__AIM OF THE EXERCISE__: Every line containing the word "this" needs to be found and copied.

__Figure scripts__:
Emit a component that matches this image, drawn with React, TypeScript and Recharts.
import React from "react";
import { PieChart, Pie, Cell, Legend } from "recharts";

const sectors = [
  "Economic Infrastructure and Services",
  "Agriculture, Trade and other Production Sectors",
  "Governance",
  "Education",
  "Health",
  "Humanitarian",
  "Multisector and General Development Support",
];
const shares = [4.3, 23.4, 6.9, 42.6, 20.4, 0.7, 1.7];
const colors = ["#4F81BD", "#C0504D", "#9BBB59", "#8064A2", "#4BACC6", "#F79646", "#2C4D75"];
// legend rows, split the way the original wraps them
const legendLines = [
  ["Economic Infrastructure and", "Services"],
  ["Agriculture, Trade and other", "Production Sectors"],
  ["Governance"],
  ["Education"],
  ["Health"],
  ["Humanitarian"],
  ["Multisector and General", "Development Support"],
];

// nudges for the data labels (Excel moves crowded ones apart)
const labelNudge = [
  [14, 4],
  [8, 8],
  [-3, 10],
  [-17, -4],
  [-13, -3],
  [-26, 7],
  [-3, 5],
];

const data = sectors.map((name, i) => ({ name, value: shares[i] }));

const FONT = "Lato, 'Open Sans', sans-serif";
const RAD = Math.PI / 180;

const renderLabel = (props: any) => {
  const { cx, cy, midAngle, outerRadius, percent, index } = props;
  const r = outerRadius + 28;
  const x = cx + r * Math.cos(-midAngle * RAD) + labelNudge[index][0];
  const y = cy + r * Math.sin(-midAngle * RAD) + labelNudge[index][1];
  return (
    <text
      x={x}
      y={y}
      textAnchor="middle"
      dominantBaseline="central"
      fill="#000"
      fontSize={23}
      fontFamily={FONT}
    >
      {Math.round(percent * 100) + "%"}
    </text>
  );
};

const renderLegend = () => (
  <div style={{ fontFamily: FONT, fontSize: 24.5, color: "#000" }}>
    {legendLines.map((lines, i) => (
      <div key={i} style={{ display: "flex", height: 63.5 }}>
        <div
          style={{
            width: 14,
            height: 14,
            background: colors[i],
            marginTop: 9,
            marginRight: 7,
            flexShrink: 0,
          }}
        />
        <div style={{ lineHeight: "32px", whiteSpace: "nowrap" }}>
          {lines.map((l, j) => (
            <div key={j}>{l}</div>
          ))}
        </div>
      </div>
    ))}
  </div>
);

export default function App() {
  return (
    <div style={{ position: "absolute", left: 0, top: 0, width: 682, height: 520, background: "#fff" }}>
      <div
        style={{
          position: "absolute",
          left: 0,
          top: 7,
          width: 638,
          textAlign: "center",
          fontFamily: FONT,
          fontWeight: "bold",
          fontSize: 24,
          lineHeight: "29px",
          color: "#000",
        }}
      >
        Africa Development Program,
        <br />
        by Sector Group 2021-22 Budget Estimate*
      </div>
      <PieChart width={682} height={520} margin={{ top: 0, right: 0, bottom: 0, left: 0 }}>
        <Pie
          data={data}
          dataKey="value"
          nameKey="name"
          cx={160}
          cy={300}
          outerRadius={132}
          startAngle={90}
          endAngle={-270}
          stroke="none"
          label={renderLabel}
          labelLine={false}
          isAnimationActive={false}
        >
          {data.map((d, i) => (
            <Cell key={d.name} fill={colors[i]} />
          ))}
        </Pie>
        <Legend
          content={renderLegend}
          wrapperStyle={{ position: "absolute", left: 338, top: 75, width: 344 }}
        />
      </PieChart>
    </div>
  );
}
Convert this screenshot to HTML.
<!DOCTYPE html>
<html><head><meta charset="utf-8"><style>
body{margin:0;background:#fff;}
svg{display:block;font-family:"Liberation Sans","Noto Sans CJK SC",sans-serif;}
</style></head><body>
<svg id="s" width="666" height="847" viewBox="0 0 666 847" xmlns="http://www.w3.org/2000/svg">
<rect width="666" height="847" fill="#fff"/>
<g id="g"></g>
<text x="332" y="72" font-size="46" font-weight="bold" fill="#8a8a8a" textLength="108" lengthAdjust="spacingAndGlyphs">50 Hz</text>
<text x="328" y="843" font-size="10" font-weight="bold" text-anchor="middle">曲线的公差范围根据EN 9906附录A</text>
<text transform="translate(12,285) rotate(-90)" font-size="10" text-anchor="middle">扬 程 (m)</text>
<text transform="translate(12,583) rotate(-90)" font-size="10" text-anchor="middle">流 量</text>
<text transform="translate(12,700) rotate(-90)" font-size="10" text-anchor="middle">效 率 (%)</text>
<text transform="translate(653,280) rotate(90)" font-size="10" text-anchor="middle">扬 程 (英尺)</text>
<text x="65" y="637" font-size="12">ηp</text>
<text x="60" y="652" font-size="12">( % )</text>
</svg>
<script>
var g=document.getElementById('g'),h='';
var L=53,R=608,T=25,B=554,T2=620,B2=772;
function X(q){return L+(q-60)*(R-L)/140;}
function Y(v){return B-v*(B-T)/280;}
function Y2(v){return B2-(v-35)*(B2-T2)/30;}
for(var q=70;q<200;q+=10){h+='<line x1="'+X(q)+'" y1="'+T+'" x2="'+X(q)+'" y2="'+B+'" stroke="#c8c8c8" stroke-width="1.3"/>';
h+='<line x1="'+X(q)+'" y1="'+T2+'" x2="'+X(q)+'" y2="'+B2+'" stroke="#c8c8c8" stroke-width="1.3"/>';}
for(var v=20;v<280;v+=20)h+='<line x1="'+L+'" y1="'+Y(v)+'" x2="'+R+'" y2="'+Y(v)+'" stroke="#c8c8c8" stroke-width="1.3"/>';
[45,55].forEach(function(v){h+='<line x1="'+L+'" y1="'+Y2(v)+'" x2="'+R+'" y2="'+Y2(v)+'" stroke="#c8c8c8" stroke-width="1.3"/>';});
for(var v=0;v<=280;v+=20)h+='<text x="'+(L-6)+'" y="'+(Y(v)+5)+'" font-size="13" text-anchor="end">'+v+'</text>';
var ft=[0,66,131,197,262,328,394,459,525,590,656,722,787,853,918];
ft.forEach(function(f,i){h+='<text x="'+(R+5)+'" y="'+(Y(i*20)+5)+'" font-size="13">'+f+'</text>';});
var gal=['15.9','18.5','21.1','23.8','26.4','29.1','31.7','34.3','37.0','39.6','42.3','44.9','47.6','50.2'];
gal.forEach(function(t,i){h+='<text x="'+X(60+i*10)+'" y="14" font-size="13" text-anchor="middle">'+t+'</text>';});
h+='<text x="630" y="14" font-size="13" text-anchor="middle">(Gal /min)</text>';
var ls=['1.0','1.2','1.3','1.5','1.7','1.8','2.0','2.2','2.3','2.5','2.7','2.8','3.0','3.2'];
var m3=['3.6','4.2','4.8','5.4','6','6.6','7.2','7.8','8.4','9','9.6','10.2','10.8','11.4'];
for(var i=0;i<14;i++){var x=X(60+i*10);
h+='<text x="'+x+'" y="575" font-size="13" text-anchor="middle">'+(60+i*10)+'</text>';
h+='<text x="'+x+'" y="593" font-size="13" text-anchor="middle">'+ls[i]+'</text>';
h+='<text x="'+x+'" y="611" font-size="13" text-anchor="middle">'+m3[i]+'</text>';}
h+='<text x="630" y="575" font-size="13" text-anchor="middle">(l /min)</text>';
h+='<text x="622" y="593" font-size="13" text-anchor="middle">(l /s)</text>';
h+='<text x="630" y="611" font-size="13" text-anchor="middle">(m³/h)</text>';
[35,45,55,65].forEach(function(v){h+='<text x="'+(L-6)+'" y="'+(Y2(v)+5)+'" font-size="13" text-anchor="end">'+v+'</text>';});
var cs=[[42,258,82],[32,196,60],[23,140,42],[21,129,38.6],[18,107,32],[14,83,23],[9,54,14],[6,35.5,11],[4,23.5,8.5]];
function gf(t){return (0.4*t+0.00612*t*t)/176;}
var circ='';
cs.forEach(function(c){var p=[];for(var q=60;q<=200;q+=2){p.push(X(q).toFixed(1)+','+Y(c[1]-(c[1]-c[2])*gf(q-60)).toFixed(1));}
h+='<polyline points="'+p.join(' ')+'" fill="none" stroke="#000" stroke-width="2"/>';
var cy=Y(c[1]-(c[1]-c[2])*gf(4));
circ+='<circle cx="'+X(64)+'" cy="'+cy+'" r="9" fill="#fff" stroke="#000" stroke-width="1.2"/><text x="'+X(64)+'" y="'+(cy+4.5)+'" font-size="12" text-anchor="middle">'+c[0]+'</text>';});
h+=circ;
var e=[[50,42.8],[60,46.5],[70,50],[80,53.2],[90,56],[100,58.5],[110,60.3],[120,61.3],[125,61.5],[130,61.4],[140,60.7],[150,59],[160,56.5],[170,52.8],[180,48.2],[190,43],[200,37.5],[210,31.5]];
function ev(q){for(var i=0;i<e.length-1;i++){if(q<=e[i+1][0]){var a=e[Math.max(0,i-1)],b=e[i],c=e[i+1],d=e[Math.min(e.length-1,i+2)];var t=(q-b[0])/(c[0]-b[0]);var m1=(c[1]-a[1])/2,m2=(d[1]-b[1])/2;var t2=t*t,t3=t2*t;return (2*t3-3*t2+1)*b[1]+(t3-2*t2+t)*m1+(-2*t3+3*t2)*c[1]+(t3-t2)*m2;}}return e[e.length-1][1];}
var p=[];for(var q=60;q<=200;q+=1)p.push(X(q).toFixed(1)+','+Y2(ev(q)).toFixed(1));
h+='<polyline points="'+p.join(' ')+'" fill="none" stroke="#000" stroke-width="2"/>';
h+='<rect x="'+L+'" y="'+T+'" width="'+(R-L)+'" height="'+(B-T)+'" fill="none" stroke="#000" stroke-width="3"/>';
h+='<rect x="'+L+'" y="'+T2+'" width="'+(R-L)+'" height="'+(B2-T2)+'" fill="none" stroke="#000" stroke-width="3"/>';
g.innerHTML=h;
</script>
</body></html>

__IN RESPONSE__:
Emit a component that matches this image, drawn with React, TypeScript and Recharts.
Convert this screenshot to HTML.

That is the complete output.